Investors urged to broaden performance benchmarks

Charities should measure the success of their investments against the entire market, say experts

Third sector fund managers are increasingly measuring their performance against the entire market rather than comparing themselves only to other charity funds, according to senior charity investment specialists.

Ruth Murphy, director of business development for charities at Newton Investment Management, said her company's clients were more interested in how investments performed against the market as a whole.

"We provide a service where we pick the stocks, and our clients want to see that we're beating a typical selection," she told Third Sector. "A lot of our clients still like to check they aren't a million miles away from their peer group, but it's very much a secondary measure."

She said her company had stopped supplying data to the WM Charity Fund Monitor, a principal source of quarterly data on the rates of return of charity investments.

Andrew Pitt, head of charities at UBS Wealth Management, said it was questionable whether charities should be benchmarking against other charities.

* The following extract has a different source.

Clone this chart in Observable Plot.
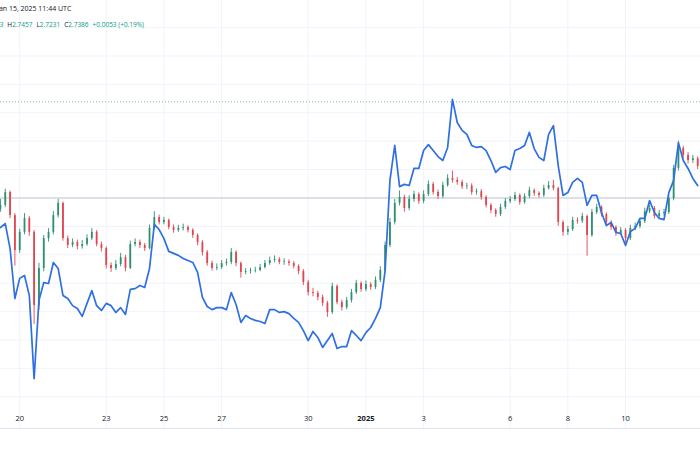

"WM benchmarking was very popular with our clients a few years ago, but it's tailing off now as a preferred measure," he said. "However, to say it's complete rubbish and should be scrapped is going too far."

John Kelly, head of client investments at fund management firm CCLA, said it was also moving away from peer group benchmarking.

He said that CCLA often made up a large proportion of the benchmark by itself, which made it difficult to make a useful comparison.

David Cullinan, head of performance consultancy at State Street, which provides WM's services, said it should be used alongside benchmarks specific to individual charities.

"Charities shouldn't benchmark only against each other or the market," he said. "They should make sure they are meeting their long-term objectives."